(begin)

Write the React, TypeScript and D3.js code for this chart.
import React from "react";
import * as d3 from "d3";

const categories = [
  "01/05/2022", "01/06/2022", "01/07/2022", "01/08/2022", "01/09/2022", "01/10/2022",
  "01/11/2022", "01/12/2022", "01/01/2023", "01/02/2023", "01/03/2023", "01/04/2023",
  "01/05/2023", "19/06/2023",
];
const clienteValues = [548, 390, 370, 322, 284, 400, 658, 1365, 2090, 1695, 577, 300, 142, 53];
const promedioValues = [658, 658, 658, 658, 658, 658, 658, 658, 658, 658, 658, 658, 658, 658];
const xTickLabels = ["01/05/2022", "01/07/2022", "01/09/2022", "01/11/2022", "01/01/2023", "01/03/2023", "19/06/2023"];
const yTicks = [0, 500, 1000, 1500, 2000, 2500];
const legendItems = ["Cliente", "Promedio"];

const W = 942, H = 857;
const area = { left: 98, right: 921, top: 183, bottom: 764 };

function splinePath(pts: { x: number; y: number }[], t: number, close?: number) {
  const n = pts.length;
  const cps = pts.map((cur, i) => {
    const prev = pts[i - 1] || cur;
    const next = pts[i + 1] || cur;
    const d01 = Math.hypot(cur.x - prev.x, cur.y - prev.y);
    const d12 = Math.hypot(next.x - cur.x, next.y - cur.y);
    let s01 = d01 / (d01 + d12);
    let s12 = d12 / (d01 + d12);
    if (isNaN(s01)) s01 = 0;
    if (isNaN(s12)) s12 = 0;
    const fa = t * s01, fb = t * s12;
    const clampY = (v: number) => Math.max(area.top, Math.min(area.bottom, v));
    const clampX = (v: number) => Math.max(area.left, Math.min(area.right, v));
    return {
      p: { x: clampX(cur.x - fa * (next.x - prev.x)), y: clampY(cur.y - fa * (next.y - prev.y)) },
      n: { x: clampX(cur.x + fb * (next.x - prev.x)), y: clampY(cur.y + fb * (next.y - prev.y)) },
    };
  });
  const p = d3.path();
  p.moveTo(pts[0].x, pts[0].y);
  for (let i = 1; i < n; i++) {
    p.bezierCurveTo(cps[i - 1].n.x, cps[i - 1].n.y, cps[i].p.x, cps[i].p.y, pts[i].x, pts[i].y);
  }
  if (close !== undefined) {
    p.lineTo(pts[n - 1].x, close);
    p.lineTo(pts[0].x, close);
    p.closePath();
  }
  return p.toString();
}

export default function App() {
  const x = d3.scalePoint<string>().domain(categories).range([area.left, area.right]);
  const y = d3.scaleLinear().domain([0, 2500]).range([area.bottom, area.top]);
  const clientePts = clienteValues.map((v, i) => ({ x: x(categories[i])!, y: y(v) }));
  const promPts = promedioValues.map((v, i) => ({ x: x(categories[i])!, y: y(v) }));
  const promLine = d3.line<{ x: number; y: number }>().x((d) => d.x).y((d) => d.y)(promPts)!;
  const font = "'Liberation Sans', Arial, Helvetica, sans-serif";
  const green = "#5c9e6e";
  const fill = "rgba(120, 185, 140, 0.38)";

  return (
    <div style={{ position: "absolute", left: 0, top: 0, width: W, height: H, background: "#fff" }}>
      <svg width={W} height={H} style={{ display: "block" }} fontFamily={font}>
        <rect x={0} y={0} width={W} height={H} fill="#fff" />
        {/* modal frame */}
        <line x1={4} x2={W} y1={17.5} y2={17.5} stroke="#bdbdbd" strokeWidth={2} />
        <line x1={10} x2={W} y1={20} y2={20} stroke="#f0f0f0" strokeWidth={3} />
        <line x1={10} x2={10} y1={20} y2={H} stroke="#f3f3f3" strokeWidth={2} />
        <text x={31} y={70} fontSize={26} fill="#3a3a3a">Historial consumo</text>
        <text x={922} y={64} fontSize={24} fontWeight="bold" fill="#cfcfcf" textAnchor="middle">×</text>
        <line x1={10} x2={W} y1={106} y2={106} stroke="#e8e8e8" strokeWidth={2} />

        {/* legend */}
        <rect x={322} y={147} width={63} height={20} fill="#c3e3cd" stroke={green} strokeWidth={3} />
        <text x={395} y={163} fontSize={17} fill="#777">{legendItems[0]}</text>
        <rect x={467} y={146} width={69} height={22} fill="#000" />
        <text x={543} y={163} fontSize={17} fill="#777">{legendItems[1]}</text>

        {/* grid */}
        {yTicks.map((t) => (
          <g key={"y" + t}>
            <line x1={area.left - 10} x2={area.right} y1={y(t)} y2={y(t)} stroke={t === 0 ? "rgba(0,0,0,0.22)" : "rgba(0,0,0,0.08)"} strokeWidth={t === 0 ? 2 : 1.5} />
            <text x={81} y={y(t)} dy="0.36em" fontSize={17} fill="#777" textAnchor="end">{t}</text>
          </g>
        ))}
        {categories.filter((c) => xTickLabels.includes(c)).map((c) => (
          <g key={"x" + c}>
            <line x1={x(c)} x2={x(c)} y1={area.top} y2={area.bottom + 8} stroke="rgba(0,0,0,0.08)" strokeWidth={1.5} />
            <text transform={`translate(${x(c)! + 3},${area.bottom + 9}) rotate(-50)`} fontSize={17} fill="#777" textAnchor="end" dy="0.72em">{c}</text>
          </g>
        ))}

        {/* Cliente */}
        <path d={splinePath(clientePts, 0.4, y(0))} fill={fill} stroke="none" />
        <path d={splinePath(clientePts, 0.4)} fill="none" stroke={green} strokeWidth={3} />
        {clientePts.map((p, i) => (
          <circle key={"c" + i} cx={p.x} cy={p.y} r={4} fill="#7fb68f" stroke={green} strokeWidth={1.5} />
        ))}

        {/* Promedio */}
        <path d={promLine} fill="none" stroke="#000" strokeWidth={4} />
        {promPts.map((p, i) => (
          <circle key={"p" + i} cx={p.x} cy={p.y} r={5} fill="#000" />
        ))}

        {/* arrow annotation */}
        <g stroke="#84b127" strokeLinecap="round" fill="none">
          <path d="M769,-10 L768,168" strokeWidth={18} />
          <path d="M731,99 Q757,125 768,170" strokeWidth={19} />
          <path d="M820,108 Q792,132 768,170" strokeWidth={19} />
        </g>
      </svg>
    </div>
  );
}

(end)

Exercise aim:
Copy down the whole of the data above, matching it exactly.

Exercise result:
Write the React, TypeScript and D3.js code for this chart.
import React from "react";
import * as d3 from "d3";

const categories = [
  "01/05/2022", "01/06/2022", "01/07/2022", "01/08/2022", "01/09/2022", "01/10/2022",
  "01/11/2022", "01/12/2022", "01/01/2023", "01/02/2023", "01/03/2023", "01/04/2023",
  "01/05/2023", "19/06/2023",
];
const clienteValues = [548, 390, 370, 322, 284, 400, 658, 1365, 2090, 1695, 577, 300, 142, 53];
const promedioValues = [658, 658, 658, 658, 658, 658, 658, 658, 658, 658, 658, 658, 658, 658];
const xTickLabels = ["01/05/2022", "01/07/2022", "01/09/2022", "01/11/2022", "01/01/2023", "01/03/2023", "19/06/2023"];
const yTicks = [0, 500, 1000, 1500, 2000, 2500];
const legendItems = ["Cliente", "Promedio"];

const W = 942, H = 857;
const area = { left: 98, right: 921, top: 183, bottom: 764 };

function splinePath(pts: { x: number; y: number }[], t: number, close?: number) {
  const n = pts.length;
  const cps = pts.map((cur, i) => {
    const prev = pts[i - 1] || cur;
    const next = pts[i + 1] || cur;
    const d01 = Math.hypot(cur.x - prev.x, cur.y - prev.y);
    const d12 = Math.hypot(next.x - cur.x, next.y - cur.y);
    let s01 = d01 / (d01 + d12);
    let s12 = d12 / (d01 + d12);
    if (isNaN(s01)) s01 = 0;
    if (isNaN(s12)) s12 = 0;
    const fa = t * s01, fb = t * s12;
    const clampY = (v: number) => Math.max(area.top, Math.min(area.bottom, v));
    const clampX = (v: number) => Math.max(area.left, Math.min(area.right, v));
    return {
      p: { x: clampX(cur.x - fa * (next.x - prev.x)), y: clampY(cur.y - fa * (next.y - prev.y)) },
      n: { x: clampX(cur.x + fb * (next.x - prev.x)), y: clampY(cur.y + fb * (next.y - prev.y)) },
    };
  });
  const p = d3.path();
  p.moveTo(pts[0].x, pts[0].y);
  for (let i = 1; i < n; i++) {
    p.bezierCurveTo(cps[i - 1].n.x, cps[i - 1].n.y, cps[i].p.x, cps[i].p.y, pts[i].x, pts[i].y);
  }
  if (close !== undefined) {
    p.lineTo(pts[n - 1].x, close);
    p.lineTo(pts[0].x, close);
    p.closePath();
  }
  return p.toString();
}

export default function App() {
  const x = d3.scalePoint<string>().domain(categories).range([area.left, area.right]);
  const y = d3.scaleLinear().domain([0, 2500]).range([area.bottom, area.top]);
  const clientePts = clienteValues.map((v, i) => ({ x: x(categories[i])!, y: y(v) }));
  const promPts = promedioValues.map((v, i) => ({ x: x(categories[i])!, y: y(v) }));
  const promLine = d3.line<{ x: number; y: number }>().x((d) => d.x).y((d) => d.y)(promPts)!;
  const font = "'Liberation Sans', Arial, Helvetica, sans-serif";
  const green = "#5c9e6e";
  const fill = "rgba(120, 185, 140, 0.38)";

  return (
    <div style={{ position: "absolute", left: 0, top: 0, width: W, height: H, background: "#fff" }}>
      <svg width={W} height={H} style={{ display: "block" }} fontFamily={font}>
        <rect x={0} y={0} width={W} height={H} fill="#fff" />
        {/* modal frame */}
        <line x1={4} x2={W} y1={17.5} y2={17.5} stroke="#bdbdbd" strokeWidth={2} />
        <line x1={10} x2={W} y1={20} y2={20} stroke="#f0f0f0" strokeWidth={3} />
        <line x1={10} x2={10} y1={20} y2={H} stroke="#f3f3f3" strokeWidth={2} />
        <text x={31} y={70} fontSize={26} fill="#3a3a3a">Historial consumo</text>
        <text x={922} y={64} fontSize={24} fontWeight="bold" fill="#cfcfcf" textAnchor="middle">×</text>
        <line x1={10} x2={W} y1={106} y2={106} stroke="#e8e8e8" strokeWidth={2} />

        {/* legend */}
        <rect x={322} y={147} width={63} height={20} fill="#c3e3cd" stroke={green} strokeWidth={3} />
        <text x={395} y={163} fontSize={17} fill="#777">{legendItems[0]}</text>
        <rect x={467} y={146} width={69} height={22} fill="#000" />
        <text x={543} y={163} fontSize={17} fill="#777">{legendItems[1]}</text>

        {/* grid */}
        {yTicks.map((t) => (
          <g key={"y" + t}>
            <line x1={area.left - 10} x2={area.right} y1={y(t)} y2={y(t)} stroke={t === 0 ? "rgba(0,0,0,0.22)" : "rgba(0,0,0,0.08)"} strokeWidth={t === 0 ? 2 : 1.5} />
            <text x={81} y={y(t)} dy="0.36em" fontSize={17} fill="#777" textAnchor="end">{t}</text>
          </g>
        ))}
        {categories.filter((c) => xTickLabels.includes(c)).map((c) => (
          <g key={"x" + c}>
            <line x1={x(c)} x2={x(c)} y1={area.top} y2={area.bottom + 8} stroke="rgba(0,0,0,0.08)" strokeWidth={1.5} />
            <text transform={`translate(${x(c)! + 3},${area.bottom + 9}) rotate(-50)`} fontSize={17} fill="#777" textAnchor="end" dy="0.72em">{c}</text>
          </g>
        ))}

        {/* Cliente */}
        <path d={splinePath(clientePts, 0.4, y(0))} fill={fill} stroke="none" />
        <path d={splinePath(clientePts, 0.4)} fill="none" stroke={green} strokeWidth={3} />
        {clientePts.map((p, i) => (
          <circle key={"c" + i} cx={p.x} cy={p.y} r={4} fill="#7fb68f" stroke={green} strokeWidth={1.5} />
        ))}

        {/* Promedio */}
        <path d={promLine} fill="none" stroke="#000" strokeWidth={4} />
        {promPts.map((p, i) => (
          <circle key={"p" + i} cx={p.x} cy={p.y} r={5} fill="#000" />
        ))}

        {/* arrow annotation */}
        <g stroke="#84b127" strokeLinecap="round" fill="none">
          <path d="M769,-10 L768,168" strokeWidth={18} />
          <path d="M731,99 Q757,125 768,170" strokeWidth={19} />
          <path d="M820,108 Q792,132 768,170" strokeWidth={19} />
        </g>
      </svg>
    </div>
  );
}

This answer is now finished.